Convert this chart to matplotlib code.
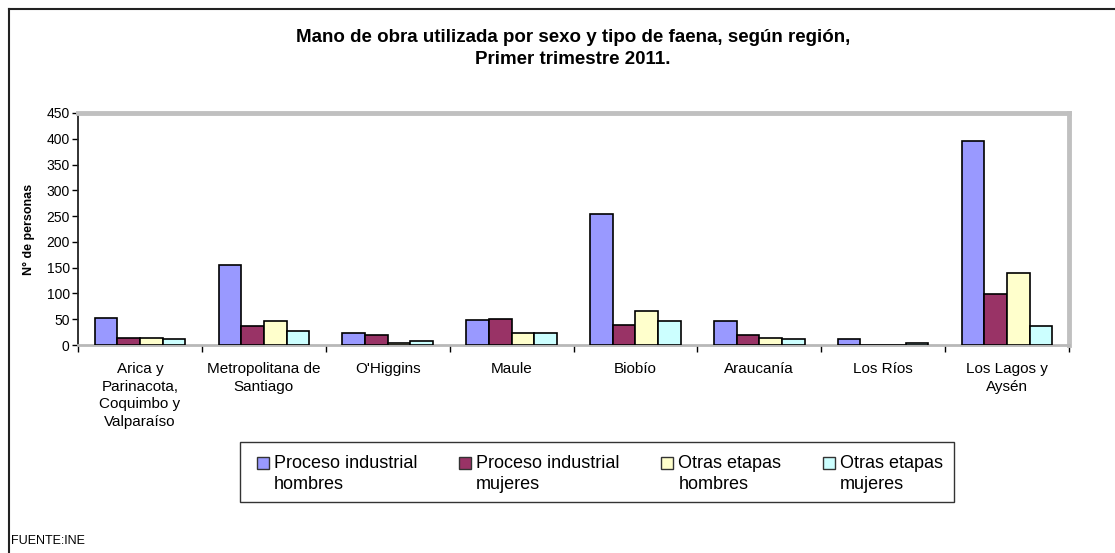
import matplotlib
matplotlib.use("Agg")
import matplotlib.pyplot as plt
import numpy as np
from matplotlib.lines import Line2D
from matplotlib.patches import Rectangle
from matplotlib.container import BarContainer
from matplotlib.legend_handler import HandlerPatch, update_from_first_child

plt.rcParams['font.family'] = ['Liberation Sans', 'DejaVu Sans']

# datos
regiones = ['Arica y\nParinacota,\nCoquimbo y\nValparaíso', 'Metropolitana de\nSantiago',
            "O'Higgins", 'Maule', 'Biobío', 'Araucanía', 'Los Ríos', 'Los Lagos y\nAysén']
series = ['Proceso industrial\nhombres', 'Proceso industrial\nmujeres',
          'Otras etapas\nhombres', 'Otras etapas\nmujeres']
ind_hombres = [52, 155, 24, 48, 255, 46, 12, 396]
ind_mujeres = [14, 36, 20, 50, 39, 20, 1, 98]
otras_hombres = [14, 46, 3, 23, 65, 14, 1, 139]
otras_mujeres = [12, 27, 8, 24, 46, 12, 3, 36]
colores = ['#9999FF', '#993366', '#FFFFCC', '#CCFFFF']
valores = [ind_hombres, ind_mujeres, otras_hombres, otras_mujeres]

fig = plt.figure(figsize=(11.15, 5.53), dpi=100)
ax = fig.add_axes([0.0700, 0.3761, 0.8887, 0.4196])

x = np.arange(len(regiones))
w = 0.183
bars = []
for i, (vals, col) in enumerate(zip(valores, colores)):
    b = ax.bar(x + (i - 1.5) * w, vals, w, color=col, edgecolor='black', linewidth=1.2, zorder=3)
    bars.append(b)

ax.set_xlim(-0.5, len(regiones) - 0.5)
ax.set_ylim(0, 450)
ax.set_yticks(np.arange(0, 451, 50))
ax.tick_params(axis='y', labelsize=10, length=4, width=1, direction='out', pad=2)

# ticks en los limites de categoria, etiquetas en el centro
ax.set_xticks(np.arange(-0.5, len(regiones), 1.0))
ax.set_xticklabels([])
ax.tick_params(axis='x', length=5, width=1, direction='out')
ax.set_xticks(x, minor=True)
ax.set_xticklabels(regiones, minor=True, fontsize=11, linespacing=1.35, va='top')
ax.tick_params(axis='x', which='minor', length=0, pad=12)

ax.set_ylabel('N° de personas', fontsize=9, fontweight='bold', labelpad=8)

for s in ['top', 'right']:
    ax.spines[s].set_color('#C0C0C0')
    ax.spines[s].set_linewidth(3.5)
ax.spines['bottom'].set_color('#B8B8B8')
ax.spines['bottom'].set_linewidth(2)
ax.spines['left'].set_color('#222222')
ax.spines['left'].set_linewidth(1.3)

fig.text(0.514, 1 - 48.5 / 553, 'Mano de obra utilizada por sexo y tipo de faena, según región,\nPrimer trimestre 2011.',
         ha='center', va='center', fontsize=13.5, fontweight='bold', linespacing=1.35)

fig.text(11 / 1115, 1 - 541 / 553, 'FUENTE:INE', fontsize=9, va='center', ha='left')


# cuadrito de leyenda alineado con la primera linea
def cuadro(legend, orig_handle, xdescent, ydescent, width, height, fontsize):
    return Rectangle((-xdescent, -ydescent + 8), width, height)


# marco de la leyenda
fig.add_artist(Rectangle((240 / 1115, 1 - 502 / 553), 714 / 1115, 60 / 553, transform=fig.transFigure,
                         facecolor='white', edgecolor='#333333', lw=1, zorder=1))

leg = fig.legend(bars, series, loc='center', ncol=4, mode='expand',
                 bbox_to_anchor=(257 / 1115, 1 - 474 / 553, 686 / 1115, 0),
                 fontsize=13, frameon=False, handlelength=0.65, handleheight=0.65, handletextpad=0.3,
                 borderpad=0, borderaxespad=0, labelspacing=0,
                 handler_map={BarContainer: HandlerPatch(patch_func=cuadro, update_func=update_from_first_child)})
leg.set_zorder(2)
for t in leg.get_texts():
    t.set_linespacing(1.3)
for h in leg.legend_handles:
    h.set_edgecolor('#333333')
    h.set_linewidth(1)

# marco exterior (arriba e izquierda)
fig.add_artist(Line2D([9 / 1115, 1], [1 - 9 / 553, 1 - 9 / 553], transform=fig.transFigure, color='#222222', lw=1.5))
fig.add_artist(Line2D([9 / 1115, 9 / 1115], [0, 1 - 9 / 553], transform=fig.transFigure, color='#222222', lw=1.5))

fig.savefig('out.png', dpi=100)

##############################

_Written instruction:_ From the first line of the listing above, repeat every line through the one holding "fontsize=9, fontweight='bold', labelpad=8)". Both ends count, and pictures stay out.

_Exercise result:_
Convert this chart to matplotlib code.
import matplotlib
matplotlib.use("Agg")
import matplotlib.pyplot as plt
import numpy as np
from matplotlib.lines import Line2D
from matplotlib.patches import Rectangle
from matplotlib.container import BarContainer
from matplotlib.legend_handler import HandlerPatch, update_from_first_child

plt.rcParams['font.family'] = ['Liberation Sans', 'DejaVu Sans']

# datos
regiones = ['Arica y\nParinacota,\nCoquimbo y\nValparaíso', 'Metropolitana de\nSantiago',
            "O'Higgins", 'Maule', 'Biobío', 'Araucanía', 'Los Ríos', 'Los Lagos y\nAysén']
series = ['Proceso industrial\nhombres', 'Proceso industrial\nmujeres',
          'Otras etapas\nhombres', 'Otras etapas\nmujeres']
ind_hombres = [52, 155, 24, 48, 255, 46, 12, 396]
ind_mujeres = [14, 36, 20, 50, 39, 20, 1, 98]
otras_hombres = [14, 46, 3, 23, 65, 14, 1, 139]
otras_mujeres = [12, 27, 8, 24, 46, 12, 3, 36]
colores = ['#9999FF', '#993366', '#FFFFCC', '#CCFFFF']
valores = [ind_hombres, ind_mujeres, otras_hombres, otras_mujeres]

fig = plt.figure(figsize=(11.15, 5.53), dpi=100)
ax = fig.add_axes([0.0700, 0.3761, 0.8887, 0.4196])

x = np.arange(len(regiones))
w = 0.183
bars = []
for i, (vals, col) in enumerate(zip(valores, colores)):
    b = ax.bar(x + (i - 1.5) * w, vals, w, color=col, edgecolor='black', linewidth=1.2, zorder=3)
    bars.append(b)

ax.set_xlim(-0.5, len(regiones) - 0.5)
ax.set_ylim(0, 450)
ax.set_yticks(np.arange(0, 451, 50))
ax.tick_params(axis='y', labelsize=10, length=4, width=1, direction='out', pad=2)

# ticks en los limites de categoria, etiquetas en el centro
ax.set_xticks(np.arange(-0.5, len(regiones), 1.0))
ax.set_xticklabels([])
ax.tick_params(axis='x', length=5, width=1, direction='out')
ax.set_xticks(x, minor=True)
ax.set_xticklabels(regiones, minor=True, fontsize=11, linespacing=1.35, va='top')
ax.tick_params(axis='x', which='minor', length=0, pad=12)

ax.set_ylabel('N° de personas', fontsize=9, fontweight='bold', labelpad=8)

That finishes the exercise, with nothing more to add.